His substantial lead over Ms Le Pen had much less to do with approval of his own record than the French electorate’s habit of forming a united front against the extreme right.
Even that “republican barrage” now looks less solid. In her three presidential campaigns, Ms Le Pen has boosted her share of the vote from 18 per cent in 2012 to 41 per cent on Sunday.
Her party blamed pro-Macron media propaganda for denying her what mainstream western opinion would have seen as an alarming outcome. “Even a TV weather girl told us we had to vote Macron,” said a senior National Rally strategist.
Mr Macron’s daunting task, as he acknowledged in his victory speech on Sunday night, is to persuade hostile voters and non-voters he can unite a country split — after the collapse of conventional left and right parties — into three major blocs: the centre and opposing extremes.
He must first choose a reshuffled cabinet and, in particular, a new prime minister should the LREM form the next government alone or in coalition.
He praises the “extraordinary” efforts of Jean Castex, a decent, competent but dour prime minister. But Mr Castex will announce his resignation within a week, to be replaced by a man or woman charged with making ecological change central to his or her duties.
Beyond her harsh programme of populist nationalism, including a ban on headscarves, sweeping immigration curbs and protectionist measures undermining the EU, Ms Le Pen had hoped to win over voters with promised tax cuts and retirement from the age of 60.
Mr Macron denounced her populism and mocked the budgetary “incoherence” of her cost-of-living pledges. He only slightly modified his pension reform plans so that under his presidency, the age of retirement will rise steadily from 62 to 64 by 2027-28, not reaching 65 before 2031.

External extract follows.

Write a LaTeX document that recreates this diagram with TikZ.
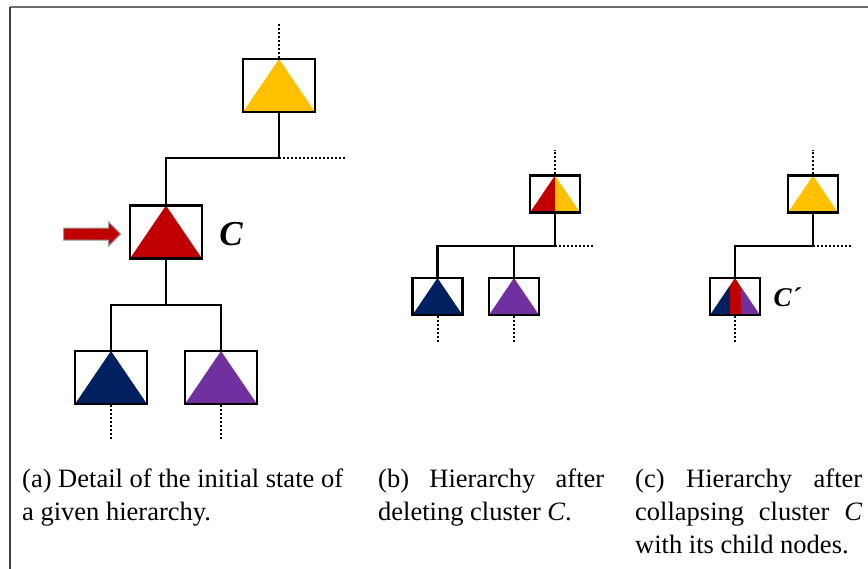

Perhaps the biggest winner on Sunday was the European Union and its defenders.
As Mr Macron made his way to the stage at the Champs-de-Mar, flanked by wife, Brigitte, and children of campaign workers, the rousing melody of the EU anthem, Beethoven’s Ode to Joy, sent defiant messages of European solidarity to Eurosceptics in Hungary and Poland, as well as to Ms Le Pen’s supporters and, possibly, a troublesome neighbour — Boris Johnson and his Brexit government in the UK.
But the true measure of success or failure in the coming five years will be how well he lives up to his commitment to respect those who voted for the far right, or not at all, and prove himself “a president for all”.